Go through the listing and copy every line word for word.

── RECORDED DATA ──

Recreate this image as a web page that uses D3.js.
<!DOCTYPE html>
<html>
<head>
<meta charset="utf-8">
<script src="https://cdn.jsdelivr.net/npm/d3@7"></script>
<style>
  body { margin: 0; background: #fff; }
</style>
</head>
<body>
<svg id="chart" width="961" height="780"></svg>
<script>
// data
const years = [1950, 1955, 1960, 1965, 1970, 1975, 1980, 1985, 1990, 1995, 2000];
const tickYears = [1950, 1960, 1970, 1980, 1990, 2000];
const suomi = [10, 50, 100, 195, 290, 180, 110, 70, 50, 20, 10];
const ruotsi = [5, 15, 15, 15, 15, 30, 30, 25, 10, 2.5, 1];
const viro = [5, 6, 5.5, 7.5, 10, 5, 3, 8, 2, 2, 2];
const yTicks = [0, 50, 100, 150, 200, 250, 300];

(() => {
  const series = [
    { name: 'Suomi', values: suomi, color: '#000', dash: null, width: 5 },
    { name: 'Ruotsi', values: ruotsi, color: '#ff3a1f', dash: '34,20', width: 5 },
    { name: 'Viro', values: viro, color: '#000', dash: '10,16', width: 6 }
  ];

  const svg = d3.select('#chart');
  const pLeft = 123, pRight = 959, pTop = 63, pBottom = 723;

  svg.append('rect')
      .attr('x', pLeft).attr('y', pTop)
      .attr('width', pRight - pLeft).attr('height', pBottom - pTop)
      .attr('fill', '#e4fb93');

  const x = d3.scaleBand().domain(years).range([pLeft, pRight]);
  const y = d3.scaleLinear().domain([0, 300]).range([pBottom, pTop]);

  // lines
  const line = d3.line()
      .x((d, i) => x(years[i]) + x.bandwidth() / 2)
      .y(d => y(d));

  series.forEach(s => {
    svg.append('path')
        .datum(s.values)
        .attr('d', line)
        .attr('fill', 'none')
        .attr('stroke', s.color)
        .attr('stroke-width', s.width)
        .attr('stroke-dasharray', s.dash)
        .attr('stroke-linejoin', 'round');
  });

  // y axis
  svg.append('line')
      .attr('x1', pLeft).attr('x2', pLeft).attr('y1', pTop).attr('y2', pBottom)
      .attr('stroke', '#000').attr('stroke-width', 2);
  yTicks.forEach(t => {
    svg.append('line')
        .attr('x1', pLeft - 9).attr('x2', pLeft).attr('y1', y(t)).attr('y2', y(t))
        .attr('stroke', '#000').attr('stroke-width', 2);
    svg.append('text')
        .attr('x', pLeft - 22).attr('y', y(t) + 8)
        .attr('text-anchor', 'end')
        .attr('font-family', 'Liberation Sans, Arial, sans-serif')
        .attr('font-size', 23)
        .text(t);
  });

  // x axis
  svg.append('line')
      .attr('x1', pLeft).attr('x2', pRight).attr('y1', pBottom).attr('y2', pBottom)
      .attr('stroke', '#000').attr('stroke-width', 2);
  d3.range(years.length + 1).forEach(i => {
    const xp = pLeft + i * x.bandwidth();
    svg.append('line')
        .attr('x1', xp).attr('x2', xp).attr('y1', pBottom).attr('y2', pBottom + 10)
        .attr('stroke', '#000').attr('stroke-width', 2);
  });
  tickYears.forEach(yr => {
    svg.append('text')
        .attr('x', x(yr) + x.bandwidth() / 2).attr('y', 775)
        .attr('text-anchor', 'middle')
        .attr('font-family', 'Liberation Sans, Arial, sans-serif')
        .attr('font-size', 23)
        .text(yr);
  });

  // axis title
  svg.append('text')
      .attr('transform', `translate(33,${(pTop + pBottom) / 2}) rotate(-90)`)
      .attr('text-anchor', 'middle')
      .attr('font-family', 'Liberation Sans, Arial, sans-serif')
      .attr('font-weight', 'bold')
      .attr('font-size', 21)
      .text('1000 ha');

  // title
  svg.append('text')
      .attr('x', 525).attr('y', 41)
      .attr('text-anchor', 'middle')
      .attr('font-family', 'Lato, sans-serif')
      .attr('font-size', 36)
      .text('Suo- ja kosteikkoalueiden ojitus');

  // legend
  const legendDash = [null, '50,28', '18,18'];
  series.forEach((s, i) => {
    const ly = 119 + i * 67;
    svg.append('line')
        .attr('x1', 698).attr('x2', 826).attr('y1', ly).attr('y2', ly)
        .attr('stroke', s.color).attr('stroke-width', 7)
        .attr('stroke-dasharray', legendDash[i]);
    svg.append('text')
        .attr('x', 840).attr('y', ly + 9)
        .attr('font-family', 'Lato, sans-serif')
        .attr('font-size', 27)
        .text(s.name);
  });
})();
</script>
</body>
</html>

───

COMPLETED EXERCISE:
Recreate this image as a web page that uses D3.js.
<!DOCTYPE html>
<html>
<head>
<meta charset="utf-8">
<script src="https://cdn.jsdelivr.net/npm/d3@7"></script>
<style>
  body { margin: 0; background: #fff; }
</style>
</head>
<body>
<svg id="chart" width="961" height="780"></svg>
<script>
// data
const years = [1950, 1955, 1960, 1965, 1970, 1975, 1980, 1985, 1990, 1995, 2000];
const tickYears = [1950, 1960, 1970, 1980, 1990, 2000];
const suomi = [10, 50, 100, 195, 290, 180, 110, 70, 50, 20, 10];
const ruotsi = [5, 15, 15, 15, 15, 30, 30, 25, 10, 2.5, 1];
const viro = [5, 6, 5.5, 7.5, 10, 5, 3, 8, 2, 2, 2];
const yTicks = [0, 50, 100, 150, 200, 250, 300];

(() => {
  const series = [
    { name: 'Suomi', values: suomi, color: '#000', dash: null, width: 5 },
    { name: 'Ruotsi', values: ruotsi, color: '#ff3a1f', dash: '34,20', width: 5 },
    { name: 'Viro', values: viro, color: '#000', dash: '10,16', width: 6 }
  ];

  const svg = d3.select('#chart');
  const pLeft = 123, pRight = 959, pTop = 63, pBottom = 723;

  svg.append('rect')
      .attr('x', pLeft).attr('y', pTop)
      .attr('width', pRight - pLeft).attr('height', pBottom - pTop)
      .attr('fill', '#e4fb93');

  const x = d3.scaleBand().domain(years).range([pLeft, pRight]);
  const y = d3.scaleLinear().domain([0, 300]).range([pBottom, pTop]);

  // lines
  const line = d3.line()
      .x((d, i) => x(years[i]) + x.bandwidth() / 2)
      .y(d => y(d));

  series.forEach(s => {
    svg.append('path')
        .datum(s.values)
        .attr('d', line)
        .attr('fill', 'none')
        .attr('stroke', s.color)
        .attr('stroke-width', s.width)
        .attr('stroke-dasharray', s.dash)
        .attr('stroke-linejoin', 'round');
  });

  // y axis
  svg.append('line')
      .attr('x1', pLeft).attr('x2', pLeft).attr('y1', pTop).attr('y2', pBottom)
      .attr('stroke', '#000').attr('stroke-width', 2);
  yTicks.forEach(t => {
    svg.append('line')
        .attr('x1', pLeft - 9).attr('x2', pLeft).attr('y1', y(t)).attr('y2', y(t))
        .attr('stroke', '#000').attr('stroke-width', 2);
    svg.append('text')
        .attr('x', pLeft - 22).attr('y', y(t) + 8)
        .attr('text-anchor', 'end')
        .attr('font-family', 'Liberation Sans, Arial, sans-serif')
        .attr('font-size', 23)
        .text(t);
  });

  // x axis
  svg.append('line')
      .attr('x1', pLeft).attr('x2', pRight).attr('y1', pBottom).attr('y2', pBottom)
      .attr('stroke', '#000').attr('stroke-width', 2);
  d3.range(years.length + 1).forEach(i => {
    const xp = pLeft + i * x.bandwidth();
    svg.append('line')
        .attr('x1', xp).attr('x2', xp).attr('y1', pBottom).attr('y2', pBottom + 10)
        .attr('stroke', '#000').attr('stroke-width', 2);
  });
  tickYears.forEach(yr => {
    svg.append('text')
        .attr('x', x(yr) + x.bandwidth() / 2).attr('y', 775)
        .attr('text-anchor', 'middle')
        .attr('font-family', 'Liberation Sans, Arial, sans-serif')
        .attr('font-size', 23)
        .text(yr);
  });

  // axis title
  svg.append('text')
      .attr('transform', `translate(33,${(pTop + pBottom) / 2}) rotate(-90)`)
      .attr('text-anchor', 'middle')
      .attr('font-family', 'Liberation Sans, Arial, sans-serif')
      .attr('font-weight', 'bold')
      .attr('font-size', 21)
      .text('1000 ha');

  // title
  svg.append('text')
      .attr('x', 525).attr('y', 41)
      .attr('text-anchor', 'middle')
      .attr('font-family', 'Lato, sans-serif')
      .attr('font-size', 36)
      .text('Suo- ja kosteikkoalueiden ojitus');

  // legend
  const legendDash = [null, '50,28', '18,18'];
  series.forEach((s, i) => {
    const ly = 119 + i * 67;
    svg.append('line')
        .attr('x1', 698).attr('x2', 826).attr('y1', ly).attr('y2', ly)
        .attr('stroke', s.color).attr('stroke-width', 7)
        .attr('stroke-dasharray', legendDash[i]);
    svg.append('text')
        .attr('x', 840).attr('y', ly + 9)
        .attr('font-family', 'Lato, sans-serif')
        .attr('font-size', 27)
        .text(s.name);
  });
})();
</script>
</body>
</html>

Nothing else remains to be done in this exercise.